Sacred Mysteries: Side by side – El Greco and Dalí’s visions of Christ

Glasgow's Crucifixion by Salvador Dalí is hanging for six months next to an El Greco in Bishop Auckland. The contrast is fascinating

Under the inscription ‘Jesus of Nazareth’: a detail of the El Greco at Bishop Auckland
Under the inscription ‘Jesus of Nazareth’: a detail of the El Greco at Bishop Auckland Credit: The Spanish Gallery, Bishop Auckland, acquired with Art Fund support

I was uncertain about seeing the celebrated Crucifixion by Salvador Dalí hanging at the Spanish Gallery in Bishop Auckland next to a painting in its permanent collection by El Greco, Christ on the Cross.

Dalí’s canvas, called Christ of St John of the Cross, was bought by Kelvingrove Museum, Glasgow, in 1952 for a bargain £8,200, and has more than once been voted Scotland’s favourite painting. The El Greco, from 1600-1610, at just under 6ft high, is similar in size to the Dalí. They can be seen together until December. On walls at 90 degrees, about 10ft apart, they work a little like a diptych, viewable separately or together.

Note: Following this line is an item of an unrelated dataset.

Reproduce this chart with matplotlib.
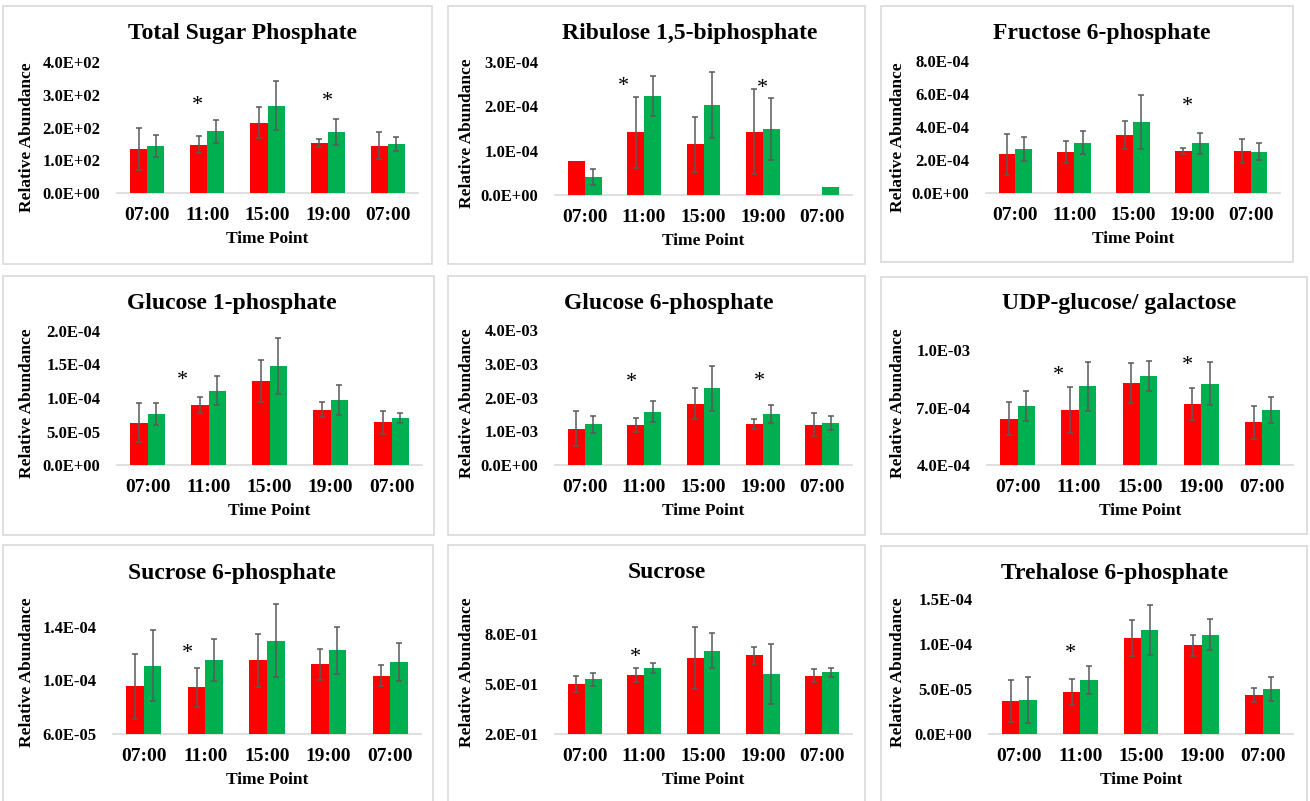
import numpy as np
import matplotlib.pyplot as plt
from matplotlib.patches import Rectangle

plt.rcParams['font.family'] = ['Liberation Serif', 'DejaVu Serif']
plt.rcParams['font.weight'] = 'bold'

W, H = 1310, 801
time_points = ['07:00', '11:00', '15:00', '19:00', '07:00']

# Total Sugar Phosphate
tsp_red = [133, 147, 215, 152, 144]
tsp_red_sd = [64, 26, 47, 12, 41]
tsp_green = [144, 189, 267, 187, 149]
tsp_green_sd = [33, 35, 74, 39, 22]
tsp_stars = [(1, 284, -0.17), (3, 295, 0.0)]

# Ribulose 1,5-biphosphate
rubp_red = [0.76e-4, 1.41e-4, 1.14e-4, 1.43e-4, 0.0]
rubp_red_sd = [np.nan, 0.81e-4, 0.61e-4, 0.95e-4, np.nan]
rubp_green = [0.41e-4, 2.24e-4, 2.03e-4, 1.49e-4, 0.19e-4]
rubp_green_sd = [0.18e-4, 0.45e-4, 0.75e-4, 0.69e-4, np.nan]
rubp_stars = [(1, 2.57e-4, -0.35), (3, 2.51e-4, 0.0)]

# Fructose 6-phosphate
f6p_red = [2.35e-4, 2.49e-4, 3.54e-4, 2.55e-4, 2.55e-4]
f6p_red_sd = [1.25e-4, 0.67e-4, 0.85e-4, 0.18e-4, 0.75e-4]
f6p_green = [2.67e-4, 3.06e-4, 4.31e-4, 3.02e-4, 2.51e-4]
f6p_green_sd = [0.73e-4, 0.71e-4, 1.62e-4, 0.64e-4, 0.53e-4]
f6p_stars = [(3, 5.53e-4, -0.08)]

# Glucose 1-phosphate
g1p_red = [0.632e-4, 0.896e-4, 1.25e-4, 0.826e-4, 0.64e-4]
g1p_red_sd = [0.29e-4, 0.12e-4, 0.31e-4, 0.11e-4, 0.17e-4]
g1p_green = [0.76e-4, 1.11e-4, 1.48e-4, 0.97e-4, 0.70e-4]
g1p_green_sd = [0.17e-4, 0.22e-4, 0.42e-4, 0.23e-4, 0.07e-4]
g1p_stars = [(1, 1.34e-4, -0.43)]

# Glucose 6-phosphate
g6p_red = [1.08e-3, 1.19e-3, 1.82e-3, 1.21e-3, 1.19e-3]
g6p_red_sd = [0.51e-3, 0.21e-3, 0.47e-3, 0.14e-3, 0.34e-3]
g6p_green = [1.21e-3, 1.58e-3, 2.27e-3, 1.51e-3, 1.25e-3]
g6p_green_sd = [0.25e-3, 0.32e-3, 0.67e-3, 0.27e-3, 0.20e-3]
g6p_stars = [(1, 2.59e-3, -0.22), (3, 2.64e-3, -0.05)]

# UDP-glucose/ galactose
udp_red = [6.42e-4, 6.87e-4, 8.28e-4, 7.18e-4, 6.24e-4]
udp_red_sd = [0.85e-4, 1.18e-4, 1.04e-4, 0.85e-4, 0.86e-4]
udp_green = [7.10e-4, 8.10e-4, 8.64e-4, 8.24e-4, 6.87e-4]
udp_green_sd = [0.78e-4, 1.29e-4, 0.79e-4, 1.13e-4, 0.66e-4]
udp_stars = [(1, 8.92e-4, -0.34), (3, 9.44e-4, -0.23)]

# Sucrose 6-phosphate
s6p_red = [9.55e-5, 9.48e-5, 11.49e-5, 11.19e-5, 10.35e-5]
s6p_red_sd = [2.41e-5, 1.44e-5, 1.96e-5, 1.17e-5, 0.77e-5]
s6p_green = [11.09e-5, 11.54e-5, 12.96e-5, 12.26e-5, 11.34e-5]
s6p_green_sd = [2.64e-5, 1.57e-5, 2.73e-5, 1.76e-5, 1.42e-5]
s6p_stars = [(1, 12.41e-5, -0.29)]

# Sucrose
suc_red = [0.502, 0.554, 0.656, 0.670, 0.550]
suc_red_sd = [0.048, 0.042, 0.184, 0.052, 0.036]
suc_green = [0.528, 0.596, 0.698, 0.558, 0.568]
suc_green_sd = [0.038, 0.030, 0.104, 0.180, 0.026]
suc_stars = [(1, 0.686, -0.14)]

# Trehalose 6-phosphate
t6p_red = [3.67e-5, 4.67e-5, 10.67e-5, 9.85e-5, 4.30e-5]
t6p_red_sd = [2.30e-5, 1.44e-5, 1.96e-5, 1.19e-5, 0.77e-5]
t6p_green = [3.74e-5, 6.00e-5, 11.56e-5, 11.04e-5, 5.00e-5]
t6p_green_sd = [2.56e-5, 1.59e-5, 2.74e-5, 1.74e-5, 1.37e-5]
t6p_stars = [(1, 9.56e-5, -0.16)]

panels = [
    dict(title='Total Sugar Phosphate', red=tsp_red, red_sd=tsp_red_sd,
         green=tsp_green, green_sd=tsp_green_sd, stars=tsp_stars,
         ylim=(0, 400), ticks=[0, 100, 200, 300, 400],
         box=(3, 432, 6, 264), ax=(117, 418, 62, 193), title_xy=(242, 33), ylab_xy=(27, 137)),
    dict(title='Ribulose 1,5-biphosphate', red=rubp_red, red_sd=rubp_red_sd,
         green=rubp_green, green_sd=rubp_green_sd, stars=rubp_stars,
         ylim=(0, 3e-4), ticks=[0, 1e-4, 2e-4, 3e-4],
         box=(448, 865, 6, 264), ax=(555, 852, 62, 195), title_xy=(690, 33), ylab_xy=(467, 133)),
    dict(title='Fructose 6-phosphate', red=f6p_red, red_sd=f6p_red_sd,
         green=f6p_green, green_sd=f6p_green_sd, stars=f6p_stars,
         ylim=(0, 8e-4), ticks=[0, 2e-4, 4e-4, 6e-4, 8e-4],
         box=(881, 1293, 6, 262), ax=(986, 1280, 61, 193), title_xy=(1102, 33), ylab_xy=(898, 137)),
    dict(title='Glucose 1-phosphate', red=g1p_red, red_sd=g1p_red_sd,
         green=g1p_green, green_sd=g1p_green_sd, stars=g1p_stars,
         ylim=(0, 2e-4), ticks=[0, 5e-5, 1e-4, 1.5e-4, 2e-4],
         box=(3, 434, 276, 535), ax=(117, 422, 331, 465), title_xy=(232, 303), ylab_xy=(27, 403)),
    dict(title='Glucose 6-phosphate', red=g6p_red, red_sd=g6p_red_sd,
         green=g6p_green, green_sd=g6p_green_sd, stars=g6p_stars,
         ylim=(0, 4e-3), ticks=[0, 1e-3, 2e-3, 3e-3, 4e-3],
         box=(448, 865, 276, 535), ax=(555, 852, 330, 465), title_xy=(669, 303), ylab_xy=(467, 403)),
    dict(title='UDP-glucose/ galactose', red=udp_red, red_sd=udp_red_sd,
         green=udp_green, green_sd=udp_green_sd, stars=udp_stars,
         ylim=(4e-4, 1e-3), ticks=[4e-4, 7e-4, 1e-3],
         box=(881, 1307, 277, 534), ax=(987, 1293, 350, 465), title_xy=(1119, 303), ylab_xy=(898, 403)),
    dict(title='Sucrose 6-phosphate', red=s6p_red, red_sd=s6p_red_sd,
         green=s6p_green, green_sd=s6p_green_sd, stars=s6p_stars,
         ylim=(6e-5, 1.6e-4), ticks=[6e-5, 1e-4, 1.4e-4],
         box=(3, 433, 545, 810), ax=(113, 421, 600, 734), title_xy=(232, 573), ylab_xy=(27, 672)),
    dict(title='Sucrose', red=suc_red, red_sd=suc_red_sd,
         green=suc_green, green_sd=suc_green_sd, stars=suc_stars,
         ylim=(0.2, 0.9), ticks=[0.2, 0.5, 0.8],
         box=(448, 865, 545, 810), ax=(555, 852, 617, 734), title_xy=(667, 573), ylab_xy=(467, 672)),
    dict(title='Trehalose 6-phosphate', red=t6p_red, red_sd=t6p_red_sd,
         green=t6p_green, green_sd=t6p_green_sd, stars=t6p_stars,
         ylim=(0, 1.5e-4), ticks=[0, 5e-5, 1e-4, 1.5e-4],
         box=(881, 1307, 546, 810), ax=(989, 1293, 599, 734), title_xy=(1115, 573), ylab_xy=(898, 672)),
]

RED = '#FF0000'
GREEN = '#00B050'
ERR = '#595959'
BORDER = '#D9D9D9'
bar_w = 0.285

fig = plt.figure(figsize=(W / 100, H / 100), dpi=100)
fig.patch.set_facecolor('white')

x = np.arange(len(time_points))
for p in panels:
    # panel frame
    l, r, t, b = p['box']
    fig.patches.append(Rectangle((l / W, 1 - b / H), (r - l) / W, (b - t) / H,
                                 transform=fig.transFigure, fill=False,
                                 edgecolor=BORDER, linewidth=1.2))

    al, ar, at, ab = p['ax']
    ax = fig.add_axes([al / W, 1 - ab / H, (ar - al) / W, (ab - at) / H])
    ax.bar(x - bar_w / 2, p['red'], bar_w, color=RED, zorder=2)
    ax.bar(x + bar_w / 2, p['green'], bar_w, color=GREEN, zorder=2)
    ax.errorbar(x - bar_w / 2, p['red'], yerr=p['red_sd'], fmt='none', ecolor=ERR,
                elinewidth=1.1, capsize=2.2, capthick=1.1, zorder=3)
    ax.errorbar(x + bar_w / 2, p['green'], yerr=p['green_sd'], fmt='none', ecolor=ERR,
                elinewidth=1.1, capsize=2.2, capthick=1.1, zorder=3)

    for idx, yv, dx in p['stars']:
        ax.annotate('*', (idx + dx, yv), xytext=(0, -7), textcoords='offset points',
                    ha='center', va='baseline', fontsize=16, fontweight='normal')

    ax.set_xlim(-0.5, len(time_points) - 0.5)
    ax.set_ylim(*p['ylim'])
    ax.set_yticks(p['ticks'])
    ax.set_yticklabels(['{:.1E}'.format(v) for v in p['ticks']])
    ax.set_xticks(x)
    ax.set_xticklabels(time_points)
    ax.tick_params(axis='x', length=0, pad=10, labelsize=14)
    ax.tick_params(axis='y', length=0, pad=12, labelsize=12)
    ax.set_xlabel('Time Point', fontsize=12.5, fontweight='bold', labelpad=5)
    for s in ['top', 'right', 'left']:
        ax.spines[s].set_visible(False)
    ax.spines['bottom'].set_color(BORDER)
    ax.spines['bottom'].set_linewidth(1.2)
    ax.spines['bottom'].set_zorder(1)
    ax.set_facecolor('none')

    tx, ty = p['title_xy']
    fig.text(tx / W, 1 - ty / H, p['title'], ha='center', va='center', fontsize=17)
    lx, ly = p['ylab_xy']
    fig.text(lx / W, 1 - ly / H, 'Relative Abundance', ha='center', va='center',
             rotation=90, fontsize=12.5)

fig.savefig('out.png', dpi=100, facecolor='white')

Settling down to look at them I had a sense of tranquillity in the room dimly lit around them. I was reminded of the historic exhibition curated by Xavier Bray, The Sacred Made Real, at the National Gallery in 2010. There, the last room was devoted to one picture, Zurbarán’s St Serapion beside which visitors could spend time contemplatively.

But a question remains, originally posed by the philanthropic Jonathan Ruffer, founder of the Auckland Project of urban regeneration and of the gallery of Spanish Golden-Age art that forms part of it. Of the El Greco and the Dalí, he asked: “Are they pictures about the same thing?”

Well they both show Christ on the Cross. They are ostensibly aids to devotion, putting Christians in mind of Jesus having died in a mysterious way for their sins. El Greco shows Jesus with exaggeratedly large eyes raised to heaven. Seen more clearly in the flesh, as it were, rather than in a reproduction, are drops of blood falling through the air. These reflect the humanity of God incarnate but also stand for the sacrificial effect of the Saviour’s blood.

Above the head of El Greco’s Christ is the titulus put up by Pilate: “Jesus of Nazareth King of the Jews”. The painter has stylishly rendered the inscriptions specified, in Latin, Greek and Hebrew. Dalí painted instead a blank sheet of paper showing folds, as though it were a cartolino for the artist’s signature.

 

Dalí’s Christ of St John of the Cross in situ at the Spanish Gallery, Bishop Auckland
Dalí’s Christ of St John of the Cross in situ at the Spanish Gallery, Bishop Auckland Credit: Owen Humphreys/PA

A striking characteristic of the Dalí Crucifixion, apart from its hanging forward in space, is that it is bloodless No blood, no bruises, no crown of thorns, no agony. What might be mistaken for a nail turns out to be the shadow of a little finger. The wood of the cross is smooth as Formica. We know that Dalí hired the Hollywood stuntman Russell Saunders to get the form of the suspended body right. “My principal consideration,” Dalí said, “was that my Christ should be beautiful as the God that he is.”

As a child, Neil MacGregor the museum curator bought a postcard of the Dalí and suddenly realised it was “depicted from an impossible position – from the viewpoint of God the Father looking down”.

The title of the painting, Christ of St John of the Cross, refers to a sketch made by the mystic St John of the Cross (1542-91) during his years in Avila in the 1570s. It shows Christ on the cross seen from above and one side. Controversy on its perspective began in 1629, with the idea that he had seen a crucifix from an upper gallery in a church. But, if he had not the imagination to conceive such a view, he might have drawn a small crucifix on his own desk. In any case, the saint clearly meant his two-inch sketch as a work of prayer rather than “art”.

Part of Jonathan Ruffer’s answer to his own question is that Dalí, given to teasing, was here teasing the cadre of men around Franco. This sounds plausible; certainly some professed a conventional religiosity which they did not inhabit, and so poisoned the wells of traditional piety. But go to Bishop Auckland and make up your own mind.